Ce fut une surprise
quand à la fin du mois de juin 2016, je reçus un appel de Sœur Chantal Fert, ancienne
Provinciale des Filles de Marie Auxiliatrice de France (FMA, Salésiennes de Don
Bosco), me demandant si je pouvais me rendre disponible pour les JMJ de
Cracovie et si je pouvais participer à l’interprétation des homélies du Pape
François, de l’italien vers le français.
Sœur Chantal avait proposé mon nom à l’actuelle Provinciale Sr Geneviève Pelsser.
Coopératrice
salésienne, je n’avais jusques là jamais pratiqué l’interprétation simultanée,
réservée en général à des professionnels de haut niveau : j’ai
passé en effet une bonne partie de ma carrière comme traductrice, responsable
d’une équipe de traducteurs et d’interprètes au sein de mon entreprise publique
de transports parisiens (RATP) et les interprètes professionnels constituent
véritablement une élite. Sœur
Chantal savait par ailleurs que je
faisais des traductions d’articles italiens pour la revue DMA, des Filles de
Marie Auxiliatrice. D’autre part, je guide plusieurs fois par mois les visiteurs italiens de Notre Dame de Paris, dans le cadre de l’association
CASA-Notre Dame, une Pastorale du tourisme. Enfin, j’ai vécu à Rome.
Tout cet acquis ne
suffisait pas selon moi à faire un interprète de bon niveau, à plus forte
raison quand l’intervenant se trouvait être le Pape lui-même !
Je proposais donc un
temps de réflexion à Sœur Chantal, histoire de demander conseil à mes fils !
Ces derniers m’engagèrent immédiatement
à répondre par l’affirmative et le 19 juillet, je m’embarquais en compagnie de
ma future coéquipière, Sœur Anne-Marie, Salésienne de Don Bosco, vers Cracovie,
en quête d’une expérience inédite : interpréter les homélies du Pape.
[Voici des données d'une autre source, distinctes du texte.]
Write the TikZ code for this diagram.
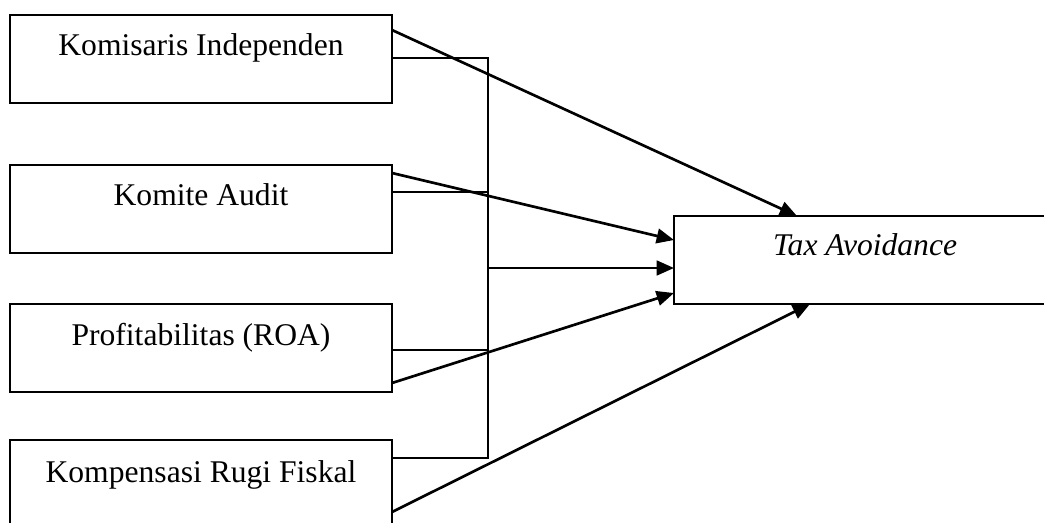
\documentclass[tikz,border=0pt]{standalone}
\usepackage{fontspec}
\setmainfont{Liberation Serif}
\usetikzlibrary{arrows.meta}
\begin{document}
\begin{tikzpicture}[x=0.75pt,y=-0.75pt,
  varbox/.style={draw=black,line width=1.3pt,minimum width=286.5pt,minimum height=66pt,inner sep=0pt},
  lbl/.style={font=\fontsize{23.7}{28}\selectfont,anchor=base,inner sep=0pt},
  busline/.style={line width=1.2pt},
  effect/.style={line width=2pt,-{Triangle[length=13pt,width=11pt]}}]
\useasboundingbox (0,0) rectangle (1044,522);
\clip (0,0) rectangle (1044,522);
\fill[white] (0,0) rectangle (1044,522);
% boxes
\node[varbox] (k1) at (201,59) {};
\node[varbox] (k2) at (201,209) {};
\node[varbox] (k3) at (201,348) {};
\node[varbox] (k4) at (201,484) {};
\node[draw=black,line width=1.3pt,minimum width=282pt,minimum height=66pt,inner sep=0pt] (ta) at (862,260) {};
% labels
\node[lbl] (t1) at (201,55) {Komisaris Independen};
\node[lbl] (t2) at (201,205) {Komite Audit};
\node[lbl] (t3) at (201,345) {Profitabilitas (ROA)};
\node[lbl] (t4) at (201,482) {Kompensasi Rugi Fiskal};
\node[lbl] (t5) at (865,255) {\itshape Tax Avoidance};
% connection points
\coordinate (b1) at (392,58);
\coordinate (b2) at (392,192);
\coordinate (b3) at (392,350);
\coordinate (b4) at (392,458);
\coordinate (bt) at (488,58);
\coordinate (bb) at (488,458);
\coordinate (bm) at (488,268);
\coordinate (d1) at (392,30);
\coordinate (d2) at (392,173);
\coordinate (d3) at (392,383);
\coordinate (d4) at (392,512);
\coordinate (e1) at (797,216);
\coordinate (e2) at (674,240);
\coordinate (e5) at (674,268);
\coordinate (e3) at (674,293);
\coordinate (e4) at (810,304);
% bus
\draw[busline] (b1) -- (bt) -- (bb) -- (b4);
\draw[busline] (b2) -- (b2 -| bt);
\draw[busline] (b3) -- (b3 -| bt);
% arrows
\draw[effect] (d1) -- (e1);
\draw[effect] (d2) -- (e2);
\draw[effect] (bm) -- (e5);
\draw[effect] (d3) -- (e3);
\draw[effect] (d4) -- (e4);
\end{tikzpicture}
\end{document}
Le
temps n’était plus à l’hésitation, le sort en était jeté.
L’équipe que nous avons
retrouvée à Cracovie, d’une quarantaine de membres, était dans son
ensemble composée de jeunes femmes et de
prêtres de toutes les nationalités , Etats Unis, Amérique latine, Russie,
Tchéquie, Pologne, Italie, Allemagne, Autriche, etc… La langue commune était
bien sûr l’italien, mais aussi l’anglais.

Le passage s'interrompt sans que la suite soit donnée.